Neben fünf Sinfoniekonzerten wird er drei Opern, darunter "Die Zauberflöte" von Mozart, übernehmen. Außerdem werde er zum Jahreswechsel erstmals Beethovens 9. Sinfonie dirigieren. "Das ist wie das erste Mal in die Nationalmannschaft berufen zu werden", sagt der Dirigent, der zuletzt als stellvertretender GMD und 1. Kapellmeister am Theater Kiel tätig war.
Richtig austoben wolle er sich dann ab der Spielzeit 2018/19 mit spartenübergreifenden Angeboten und Crossover-Projekten, die aber mehr zusammenbringen sollen als lediglich Klassik und moderne Musik. "Denn nur Crossover ist ja auch schon wieder Oldschool, ich würde gern ein bisschen raffinierter an die Sache herangehen."
Zunächst sei es ihm wichtig, dass er und das Orchester zusammenwachsen. "Das hat ja ein bisschen was von einer Ehe", meint der Vater eines zwölfjährigen Sohnes scherzhaft. Und in diesem Fall auch etwas von einem Comeback. Denn Siberski und das Philharmonische Orchester Plauen-Zwickau sind sich nicht ganz fremd.
Als Trompeter unter anderem in der Staatskapelle Berlin gehörte Siberski zur Weltspitze. Ganz oben angekommen, gab er alles auf und wagte mit einem Dirigierstudium einen Neuanfang, assistierte später Größen wie Daniel Barenboim, Kent Nagano oder Fabio Luisi.
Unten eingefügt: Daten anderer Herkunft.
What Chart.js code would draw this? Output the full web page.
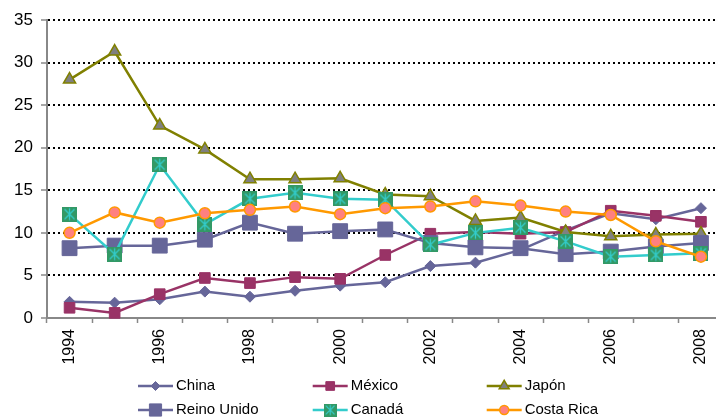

Das Dirigieren führte Leo Siberski quer durchs Land unter anderem nach Berlin, Düsseldorf, Görlitz, München oder Dresden und ebenfalls bereits nach Zwickau.
Aus dieser Zeit sind ihm nicht nur viele Namen und eine gute Ortskenntnis geblieben – wie Intendant Roland May im Bewerbungsgespräch positiv auffiel. Vor allem die Solidarität des Klangkörpers beeindruckt Siberski bis heute. Denn die derzeit 76 Musiker teilen sich seit der Theaterfusion 66 Planstellen – mehr gibt es aus Kostengründen nicht. Sie verzichten also für Klang und Kollegen auf Geld, denn ohne diese Anzahl von Instrumenten seien bestimmte Werke nicht spielbar, erläutert May.
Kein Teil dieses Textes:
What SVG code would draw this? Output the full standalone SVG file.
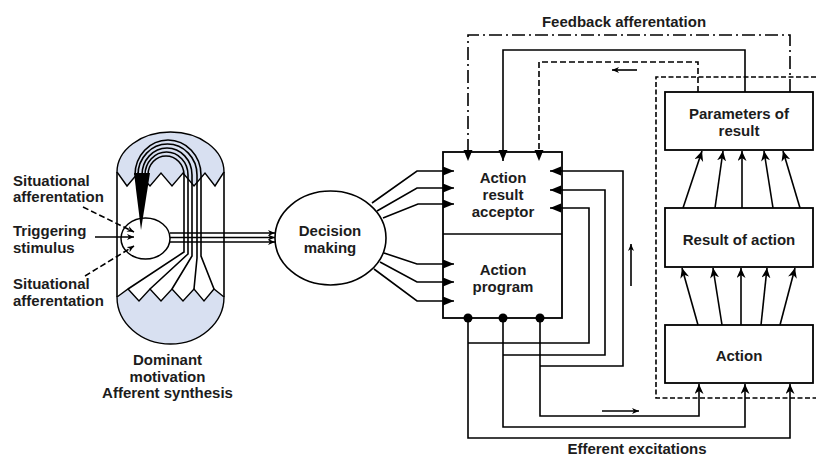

Der neue GMD hatte bei Probe und Vorspiel im Frühjahr sozusagen "Heimvorteil" und habe beim Orchester, das über die Besetzung einer solchen Stelle wesentlich mitzuentscheiden hat, mit Abstand am besten abgeschnitten. "Auch wir hatten sofort einen Draht zueinander", sagt May in Richtung seines neuen Generalmusikdirektors. Rund 100 Bewerbungen seien bei ihm eingegangen und damit etwa doppelt so viele wie bei früheren Runden. Sechs Kandidaten konnten sich persönlich mit einem Kurzprogramm vorstellen.
Leo Siberski nutzte die Chance. Seine Vorstellung beeindruckte. Hinzu kam ein freier Terminkalender. Denn noch eine "Baustelle" neben der Interimslogistik aufgrund der Gewandhaus-Sanierung als wichtigster Zwickauer Spielstätte wollte May vermeiden. Nun hat der Theaterintendant zumindest auf dieser Position eine gewisse Planungssicherheit. Denn Siberski will auf alle Fälle länger bleiben. "Vielleicht nicht gleich 30 Jahre, aber irgendetwas in der goldenen Mitte jenseits von zwei Jahren."